Multicast routing

Multicast routing is one of the routing protocols in IP networking.[1]

Routing schemes
Unicast

Broadcast

Multicast

Anycast

There are several multicast routing protocols supporting communications where data transmission is addressed to a group of destination computers simultaneously: Multicast Source Discovery Protocol, Multicast BGP, Protocol Independent Multicast.[2]

Overview

Multicast routing is a method of transmitting to all subscribers registered in a group by one transmission unlike unicast routing (i.e. OSPF, RIP) which transmits 1: 1 necessary data.[2] To implement the multicast routing, Internet Group Management Protocol (IGMP) and a multicast routing protocol (Reverse-path forwarding, PIM-SM) for registration subscriber grouping and control traffic are required for multicast transmission.[2][3][4] Regarding IP multicast, it is a technique for one-to-many communication over an IP network. IP multicast covers some part of common multicast routing protocol. IP multicast also describe IP multicast software (i.e. VideoLAN,qpimd – PIM Daemon for Quagga, GNUPIM module for the Quagga Routing Suite, UFTP, etc.). The multicast routing is specific and broad range of protocols for layer-3 routing protocol for multicast feature and it is defined in RFC 5110.[5]

Routing mechanism

A multicast routing protocol is a mechanism for constructing a loop-free shortest path from a source host that sends data to the multiple destinations that receives the data. IPv4 uses Class D address (224.0.0.0 ~ 239.255.255.255)[2] IPv6 multicast provides the previous feature of IPv4 and a new IPv6 feature, allowing a host to send a single data stream to a subset of all hosts (group transmission) concurrently.[6] There are four types of Well-Known IPv6 Multicast address range : ff02::1: All IPv6 devices,•ff02::2: All IPv6 routers,•ff02::5: All OSPFv3 routers,•ff02::a: All EIGRP (IPv6) routers.[7][8]

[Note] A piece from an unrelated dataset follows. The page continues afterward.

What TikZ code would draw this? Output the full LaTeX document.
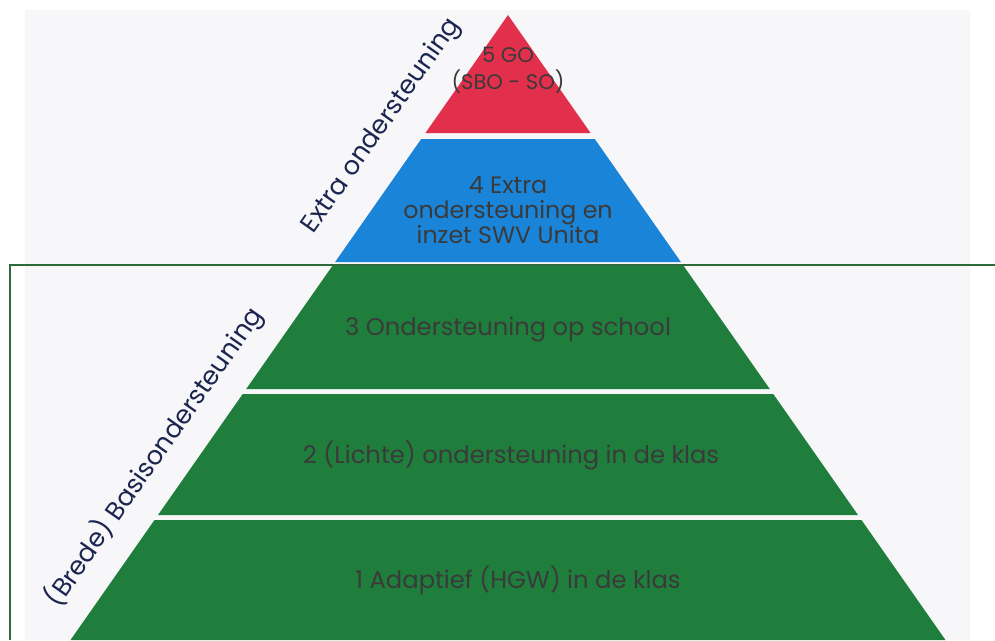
\documentclass[tikz,border=0pt]{standalone}
\usepackage{fontspec}
\setmainfont{Poppins}
\definecolor{topred}{HTML}{E2304C}
\definecolor{midblue}{HTML}{1A84D8}
\definecolor{basegreen}{HTML}{1F7E3C}
\definecolor{framegreen}{HTML}{2E6B3A}
\definecolor{pagegray}{HTML}{F7F7F9}
\definecolor{tiertext}{HTML}{3A3A3A}
\definecolor{sidetext}{HTML}{1C2550}

\begin{document}
\begin{tikzpicture}[x=0.02cm, y=-0.02cm,
    tier/.style = {font=\fontsize{13.8}{14.2}\selectfont, text=tiertext, align=center},
    side/.style = {font=\fontsize{14.6}{16}\selectfont, text=sidetext, rotate=55}]

    \useasboundingbox (0,0) rectangle (995,640);
    \fill[white] (0,0) rectangle (995,640);
    \fill[pagegray] (25,10) rectangle (970,640);

    % the five tiers
    \fill[topred] (508,15) -- (590.6,133) -- (425.4,133) -- cycle;
    \fill[midblue] (421.2,139) -- (594.8,139) -- (680.9,262) -- (335.1,262) -- cycle;
    \fill[basegreen] (332.3,266) -- (683.7,266) -- (769.8,389) -- (246.2,389) -- cycle;
    \fill[basegreen] (242.7,394) -- (773.3,394) -- (858,515) -- (158,515) -- cycle;
    \fill[basegreen] (154.5,520) -- (861.5,520) -- (945.5,640) -- (70.5,640) -- cycle;

    % frame round the base support
    \draw[framegreen, line width=0.9pt] (995,265) -- (10,265) -- (10,640);

    \node[tier, font=\fontsize{12}{15.3}\selectfont] (t5) at (508,70) {5 GO\\(SBO - SO)};
    \node[tier, font=\fontsize{13.5}{14.2}\selectfont] (t4) at (508,210) {4 Extra\\ondersteuning en\\inzet SWV Unita};
    \node[tier] (t3) at (508,330) {3 Ondersteuning op school};
    \node[tier] (t2) at (511,455) {2 (Lichte) ondersteuning in de klas};
    \node[tier] (t1) at (518,580) {1 Adaptief (HGW) in de klas};

    \node[side] (extra) at (382,126) {Extra ondersteuning};
    \node[side] (basis) at (154,457) {(Brede) Basisondersteuning};

\end{tikzpicture}
\end{document}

The Multicast tree classification

There are two types of Multicast trees which are the Source-based tree and Group Shared tree.[2] [3]

Source based tree (SBT)

Its SSM (Source Specific Multicast) protocol. The maximum delay is short between End-to-end communication. It has poor scalability. (it is difficult to apply large network) Supported protocols include DVMRP, MOSPF, PIM-DM[2][3]

Group Shared tree

It is Core-Based Tree, selecting one router in the network as the root and transmitting information through the root router. Maximum delay in the tree is longer than SBT(Source-based tree), The core router manages all the information, and the remaining routers manage the direction of the core and the multicast information requested by the current neighboring router. it has a Good Scalability (applicable to large networks). Supported protocols include CBT, PIM-SM, etc.[2][3]